At $WORKPLACE I've been observing with interest the different species of interactions that can happen during group chat. Let's divide them into three different areas.

$WORKPLACE_ALPHA -- An agency. This was fun, we set up bots that created a lot of noise in the channel. Remember this was pre-covid, so the chat service in question, HipChat, was a side channel, not a hard requirement for communication. Everything was conducted in a single main channel, all real-time work collaboration went through here. There was no threading. As the team was small, we were all able to keep track of things fairly well, we would sometimes go into DMs if things got complicated.

$WORKPLACE_BETA -- This was a much more stoical workplace Slack, with zero real "banter" and no arguments. I felt quite apprehensive about posting in this Slack. There were only a few channels and little activity; few problems required real-time collaboration to resolve, and if that did become necessary, it was done in DMs. Email was still heavily used here.

$WORKPLACE_GAMMA -- They use Slack as a real "replacement for email", in the way it's supposed to be used.

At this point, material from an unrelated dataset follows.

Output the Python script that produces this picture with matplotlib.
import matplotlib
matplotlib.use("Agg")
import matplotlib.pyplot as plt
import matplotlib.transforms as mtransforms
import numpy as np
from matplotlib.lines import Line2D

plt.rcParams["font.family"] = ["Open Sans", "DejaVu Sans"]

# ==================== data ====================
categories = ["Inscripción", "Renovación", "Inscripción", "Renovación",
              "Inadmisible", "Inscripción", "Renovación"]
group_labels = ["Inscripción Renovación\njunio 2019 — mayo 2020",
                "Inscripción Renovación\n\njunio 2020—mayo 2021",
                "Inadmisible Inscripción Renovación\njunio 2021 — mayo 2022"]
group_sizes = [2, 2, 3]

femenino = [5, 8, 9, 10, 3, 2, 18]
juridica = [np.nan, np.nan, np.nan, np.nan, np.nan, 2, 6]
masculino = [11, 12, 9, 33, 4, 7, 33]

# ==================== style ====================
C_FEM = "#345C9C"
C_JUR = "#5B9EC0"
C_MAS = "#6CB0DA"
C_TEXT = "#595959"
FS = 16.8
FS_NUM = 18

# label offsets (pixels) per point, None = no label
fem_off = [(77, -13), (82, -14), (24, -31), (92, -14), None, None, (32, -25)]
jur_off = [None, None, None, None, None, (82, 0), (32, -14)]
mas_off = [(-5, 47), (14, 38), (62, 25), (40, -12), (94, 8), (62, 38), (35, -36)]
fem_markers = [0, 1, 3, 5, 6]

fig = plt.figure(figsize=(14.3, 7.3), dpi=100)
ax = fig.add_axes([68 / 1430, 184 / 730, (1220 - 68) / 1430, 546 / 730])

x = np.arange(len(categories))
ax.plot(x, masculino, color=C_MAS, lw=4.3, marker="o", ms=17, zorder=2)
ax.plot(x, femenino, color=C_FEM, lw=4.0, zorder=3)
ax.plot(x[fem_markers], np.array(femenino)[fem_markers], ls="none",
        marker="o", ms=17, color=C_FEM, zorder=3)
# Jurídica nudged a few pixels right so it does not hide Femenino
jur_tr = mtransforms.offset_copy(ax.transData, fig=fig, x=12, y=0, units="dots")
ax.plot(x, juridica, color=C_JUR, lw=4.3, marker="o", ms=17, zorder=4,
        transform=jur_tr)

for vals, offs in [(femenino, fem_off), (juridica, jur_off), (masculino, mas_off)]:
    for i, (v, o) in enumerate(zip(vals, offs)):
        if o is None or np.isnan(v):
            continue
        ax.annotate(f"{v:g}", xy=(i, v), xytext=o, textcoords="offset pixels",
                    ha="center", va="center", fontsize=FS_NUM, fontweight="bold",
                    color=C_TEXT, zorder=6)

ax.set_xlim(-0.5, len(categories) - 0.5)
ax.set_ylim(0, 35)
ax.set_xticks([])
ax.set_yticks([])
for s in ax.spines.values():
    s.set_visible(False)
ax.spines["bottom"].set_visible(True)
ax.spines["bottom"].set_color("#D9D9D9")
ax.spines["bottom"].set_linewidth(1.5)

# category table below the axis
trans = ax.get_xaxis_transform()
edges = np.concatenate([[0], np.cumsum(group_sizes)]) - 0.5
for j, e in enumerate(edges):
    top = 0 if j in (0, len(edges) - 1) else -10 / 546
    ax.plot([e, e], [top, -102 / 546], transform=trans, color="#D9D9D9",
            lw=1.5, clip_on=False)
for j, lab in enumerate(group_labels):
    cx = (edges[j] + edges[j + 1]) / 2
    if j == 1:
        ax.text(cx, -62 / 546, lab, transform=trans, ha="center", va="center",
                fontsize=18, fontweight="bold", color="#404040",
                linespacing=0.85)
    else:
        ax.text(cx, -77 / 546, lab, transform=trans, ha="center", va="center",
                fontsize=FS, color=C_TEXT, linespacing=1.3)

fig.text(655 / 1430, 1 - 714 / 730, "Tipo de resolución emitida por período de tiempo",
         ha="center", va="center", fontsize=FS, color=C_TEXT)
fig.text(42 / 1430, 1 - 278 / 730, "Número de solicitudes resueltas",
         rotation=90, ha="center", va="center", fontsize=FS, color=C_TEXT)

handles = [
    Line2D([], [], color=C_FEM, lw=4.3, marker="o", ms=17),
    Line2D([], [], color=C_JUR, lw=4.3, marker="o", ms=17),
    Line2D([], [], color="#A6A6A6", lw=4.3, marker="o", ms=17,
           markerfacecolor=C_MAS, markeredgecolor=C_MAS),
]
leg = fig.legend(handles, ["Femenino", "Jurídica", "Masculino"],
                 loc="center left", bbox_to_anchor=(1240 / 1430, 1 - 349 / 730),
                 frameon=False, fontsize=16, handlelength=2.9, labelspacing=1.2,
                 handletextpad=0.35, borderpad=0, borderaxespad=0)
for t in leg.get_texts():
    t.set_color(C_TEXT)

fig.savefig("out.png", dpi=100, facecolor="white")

This means a lot of channels, a LOT of threading, heavy reliance on emoji reactions, and while it does feel casual, there's also not much off-topic chat because of the emphasis on signal.

There is still heavy disagreement on the relative merits of coarse-grained vs fine-grained channels. I tend to favour coarse-grained channels, but on the other hand, when you have automations and other non-natural inputs affecting channels, channels can end up functioning more like a specialized Twitter stream or similar, in which case that channel does need to be fine-grained. It's clear that there's a positive correlation between large and coarse-grained channels and off-topic banter. (I don't mean to thereby claim that fine-grained is preferable, or the converse.)